Kevin Kuehner knows that a vehicle can mean more than simply steel and rubber.

Kuehner, of Kunkletown, is a devotee of all things with wheels, especially his 1949 Chevrolet pick-up. The truck is a family hand-me-down.

His great-grandfather, Samuel Kuehner of Kunkletown, bought it brand new and drove it until he couldn't anymore. Then the truck went to Kermit Kuehner, Samuel's oldest son, who drove it until 1992. Kevin "bought" it from his great-uncle (now deceased) in 1992, "in pretty good condition. It only had 36,000 original miles on it," he says.

It sat in his dad's (Burdell Kuehner, Jr.) garage up until about three months ago. When he and fiance Tanya Frank, the daughter of Naomi Frank of Coaldale and the late Ronald Frank, decided to get married, he knew he wanted the truck as part of the wedding.

"I couldn't have my great uncle Kermit at the wedding, but I could have his truck," says Kevin.

Kevin and Kermit were very close. During Kevin's growing up years, they spent time together berry-picking, cutting fire wood and keeping the family farm's wood rows clean.

Kevin laughs when he says, "Everyone knew Kermit. He never drove more than 30 mph. I have a lot of good memories of him."

It became a labor of love for Kevin to restore his beloved vehicle in time for his June 12 wedding. Word got out and he received a lot of helping hands in the frame-up restoration. James Meckes did all the body work and painted it a beautiful forest green. Kerry Smith did the sand blasting.

Some of Kevin's students from his Carbon County Technical Institute classes came by to help. Kevin is the machine shop instructor at CCTI.

The wood floor boards of the truck's bed came from trees on the family's property, milled by Kevin's brother, Kenny Kuehner.

Three weeks before the wedding, there was some question of whether or not the truck would be ready. The frame was in one place, the cab and bed at the paint booth, the engine someplace else and the doors in a body shop in Coaldale.

While Kevin was working hard on restoring the wedding truck, Tanya and her future mother-in-law, Cindy Kuehner, were putting together the rest of the wedding, with Cindy making all the gowns for the bride, bridesmaids and flower girls.

All the bouquets, invitations, church bulletins and reception centerpieces were handmade as well.

For a surprise for Kevin, Tanya had their friend, Woody George, put together a plastic model Chevy truck replica of Kevin's truck, which was the topper of the groom's cake at the reception.
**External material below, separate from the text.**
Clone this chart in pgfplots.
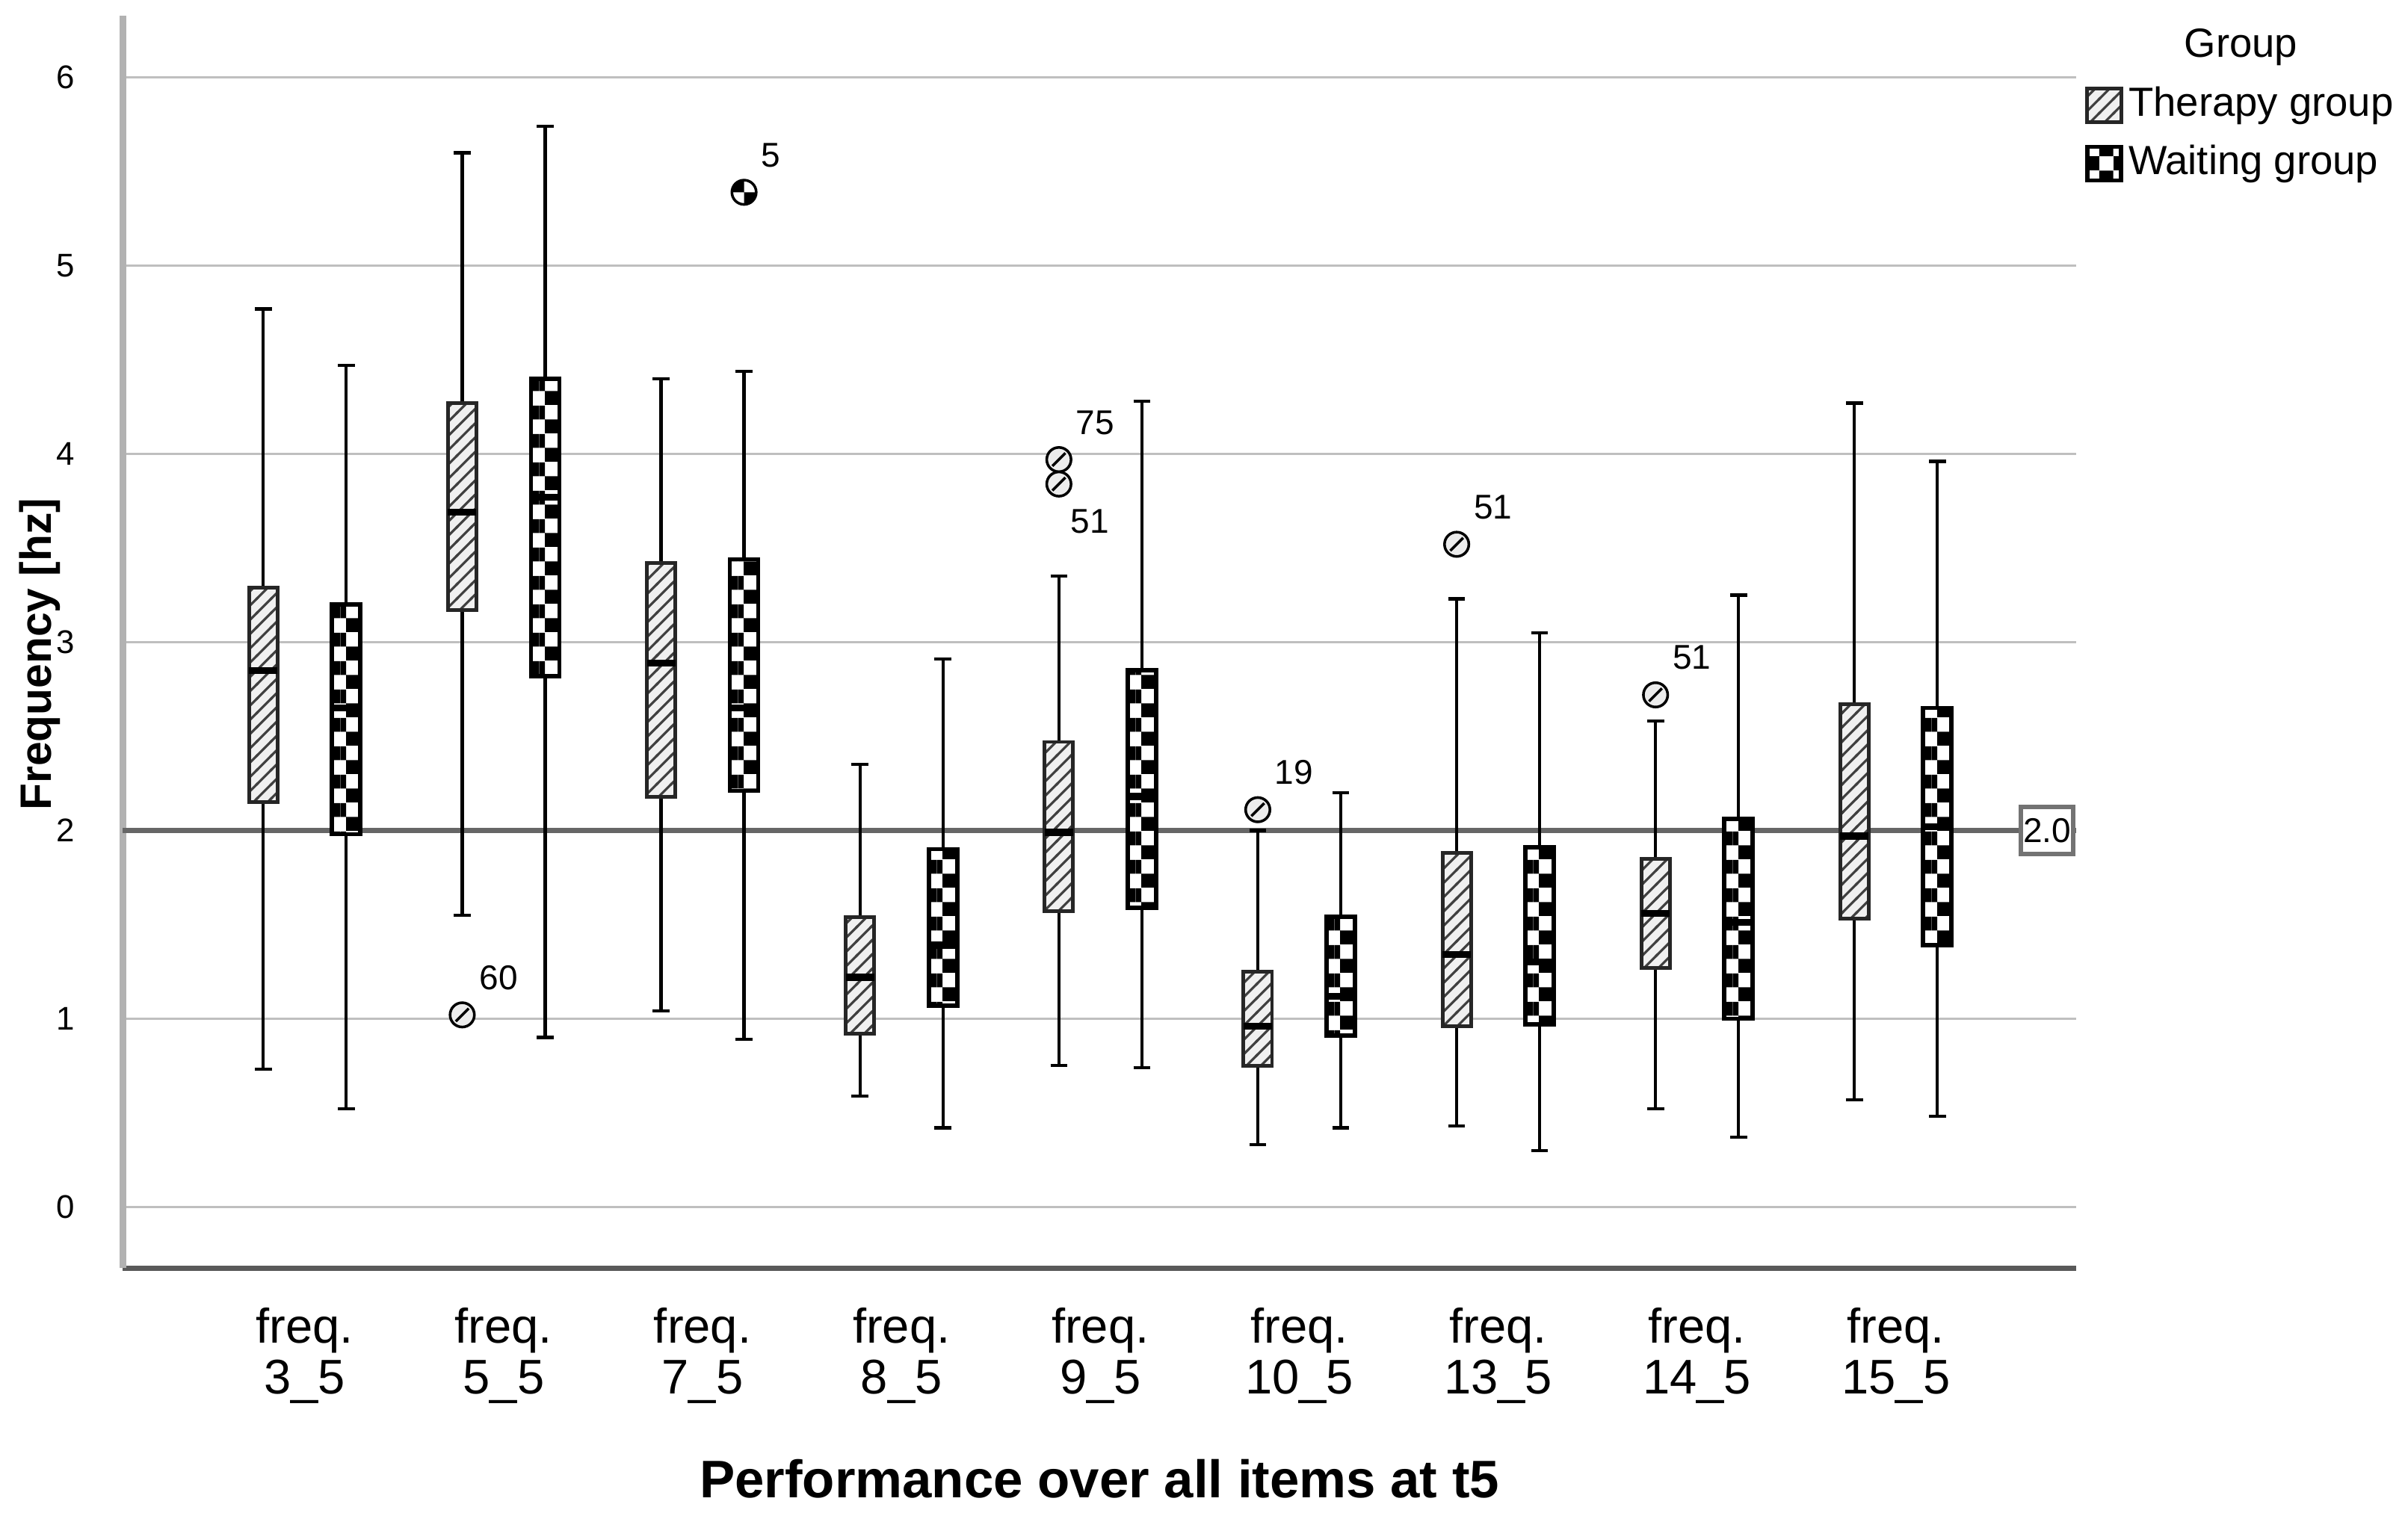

The night of Kevin's bachelor party found him and his buddies "celebrating" in his dad's garage putting the truck pieces all together.

They got the job done and the wedding day went off without a hitch. After the ceremony at St. Matthew's UCC in Kunkletown where Tanya, her son, Taden Dunbar, and Kevin are members, as the wedding guests and Tanya left the church, they saw for the first time the gleaming green Chevy pick-up waiting to take the new Mr. and Mrs. for its first ride.

Tin cans trailed behind it and as a gift from the groom's father, a new wooden headboard on the bed of the truck proclaimed "Just Hitched."

Also waiting for the wedding party were four shined-up antique John Deere tractors. Two are owned by Burdell and the other two are owned by Howard Hummel, both men and Kevin are members of the Pocono Old Tyme Farm Equipment Association.

One John Deere pulled a large hay wagon with the bridal party aboard. The other three acted as escorts for the whole wedding procession to the Kuhenbeaker farm for wedding pictures.

"I grew up with tractors. I've always worked on them. It just seemed right that they'd be a part of my wedding," says Kevin.

Tanya and Kevin are graduates of Carbon County Area Vocational Technical School.

Tanya is the payroll administrator for Kovatch. It was while Kevin also worked at Kovatch that they began dating. Kevin is now the machine shop instructor at CCTI.

"I not only married a good guy, but I gained a whole wonderful family," says Tanya.

And as for the '49 pick-up ... well, that is part of the family, too.